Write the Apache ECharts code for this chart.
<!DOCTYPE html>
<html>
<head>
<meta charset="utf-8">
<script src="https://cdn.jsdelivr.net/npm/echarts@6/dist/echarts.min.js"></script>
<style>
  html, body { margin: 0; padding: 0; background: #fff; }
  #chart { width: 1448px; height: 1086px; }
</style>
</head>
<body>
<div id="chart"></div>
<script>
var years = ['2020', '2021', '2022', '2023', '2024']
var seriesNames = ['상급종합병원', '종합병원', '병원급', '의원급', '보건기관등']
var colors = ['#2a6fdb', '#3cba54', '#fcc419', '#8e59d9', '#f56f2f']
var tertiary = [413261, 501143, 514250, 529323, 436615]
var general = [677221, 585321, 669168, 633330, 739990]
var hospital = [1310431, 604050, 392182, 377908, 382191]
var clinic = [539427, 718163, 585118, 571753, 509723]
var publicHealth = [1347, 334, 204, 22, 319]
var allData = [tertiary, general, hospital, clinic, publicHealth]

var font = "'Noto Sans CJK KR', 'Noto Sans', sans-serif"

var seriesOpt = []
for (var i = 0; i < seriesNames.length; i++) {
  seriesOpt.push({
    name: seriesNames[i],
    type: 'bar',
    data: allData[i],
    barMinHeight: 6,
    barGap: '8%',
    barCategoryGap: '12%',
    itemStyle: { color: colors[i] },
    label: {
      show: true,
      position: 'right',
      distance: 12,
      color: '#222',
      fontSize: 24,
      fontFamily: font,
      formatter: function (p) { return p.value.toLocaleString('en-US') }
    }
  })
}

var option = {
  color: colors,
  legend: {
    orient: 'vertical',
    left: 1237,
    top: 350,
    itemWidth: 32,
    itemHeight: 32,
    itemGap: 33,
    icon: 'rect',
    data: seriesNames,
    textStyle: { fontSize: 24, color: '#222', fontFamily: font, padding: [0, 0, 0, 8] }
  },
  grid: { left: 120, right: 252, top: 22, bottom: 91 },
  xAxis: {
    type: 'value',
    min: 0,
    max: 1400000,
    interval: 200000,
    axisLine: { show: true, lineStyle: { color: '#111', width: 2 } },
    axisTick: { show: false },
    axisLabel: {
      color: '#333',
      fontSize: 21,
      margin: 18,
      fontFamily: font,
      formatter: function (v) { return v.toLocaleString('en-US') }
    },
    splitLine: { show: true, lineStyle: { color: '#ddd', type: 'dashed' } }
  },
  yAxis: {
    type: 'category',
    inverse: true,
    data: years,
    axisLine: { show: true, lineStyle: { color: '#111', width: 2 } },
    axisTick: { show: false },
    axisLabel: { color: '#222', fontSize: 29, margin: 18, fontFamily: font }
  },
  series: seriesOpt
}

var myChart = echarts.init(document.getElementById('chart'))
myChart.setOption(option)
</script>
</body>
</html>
┄┄┄┄┄┄┄┄┄┄
- [Exercise]
Copy the data above exactly. Every line must be included.

- [Exercise solution]
Write the Apache ECharts code for this chart.
<!DOCTYPE html>
<html>
<head>
<meta charset="utf-8">
<script src="https://cdn.jsdelivr.net/npm/echarts@6/dist/echarts.min.js"></script>
<style>
  html, body { margin: 0; padding: 0; background: #fff; }
  #chart { width: 1448px; height: 1086px; }
</style>
</head>
<body>
<div id="chart"></div>
<script>
var years = ['2020', '2021', '2022', '2023', '2024']
var seriesNames = ['상급종합병원', '종합병원', '병원급', '의원급', '보건기관등']
var colors = ['#2a6fdb', '#3cba54', '#fcc419', '#8e59d9', '#f56f2f']
var tertiary = [413261, 501143, 514250, 529323, 436615]
var general = [677221, 585321, 669168, 633330, 739990]
var hospital = [1310431, 604050, 392182, 377908, 382191]
var clinic = [539427, 718163, 585118, 571753, 509723]
var publicHealth = [1347, 334, 204, 22, 319]
var allData = [tertiary, general, hospital, clinic, publicHealth]

var font = "'Noto Sans CJK KR', 'Noto Sans', sans-serif"

var seriesOpt = []
for (var i = 0; i < seriesNames.length; i++) {
  seriesOpt.push({
    name: seriesNames[i],
    type: 'bar',
    data: allData[i],
    barMinHeight: 6,
    barGap: '8%',
    barCategoryGap: '12%',
    itemStyle: { color: colors[i] },
    label: {
      show: true,
      position: 'right',
      distance: 12,
      color: '#222',
      fontSize: 24,
      fontFamily: font,
      formatter: function (p) { return p.value.toLocaleString('en-US') }
    }
  })
}

var option = {
  color: colors,
  legend: {
    orient: 'vertical',
    left: 1237,
    top: 350,
    itemWidth: 32,
    itemHeight: 32,
    itemGap: 33,
    icon: 'rect',
    data: seriesNames,
    textStyle: { fontSize: 24, color: '#222', fontFamily: font, padding: [0, 0, 0, 8] }
  },
  grid: { left: 120, right: 252, top: 22, bottom: 91 },
  xAxis: {
    type: 'value',
    min: 0,
    max: 1400000,
    interval: 200000,
    axisLine: { show: true, lineStyle: { color: '#111', width: 2 } },
    axisTick: { show: false },
    axisLabel: {
      color: '#333',
      fontSize: 21,
      margin: 18,
      fontFamily: font,
      formatter: function (v) { return v.toLocaleString('en-US') }
    },
    splitLine: { show: true, lineStyle: { color: '#ddd', type: 'dashed' } }
  },
  yAxis: {
    type: 'category',
    inverse: true,
    data: years,
    axisLine: { show: true, lineStyle: { color: '#111', width: 2 } },
    axisTick: { show: false },
    axisLabel: { color: '#222', fontSize: 29, margin: 18, fontFamily: font }
  },
  series: seriesOpt
}

var myChart = echarts.init(document.getElementById('chart'))
myChart.setOption(option)
</script>
</body>
</html>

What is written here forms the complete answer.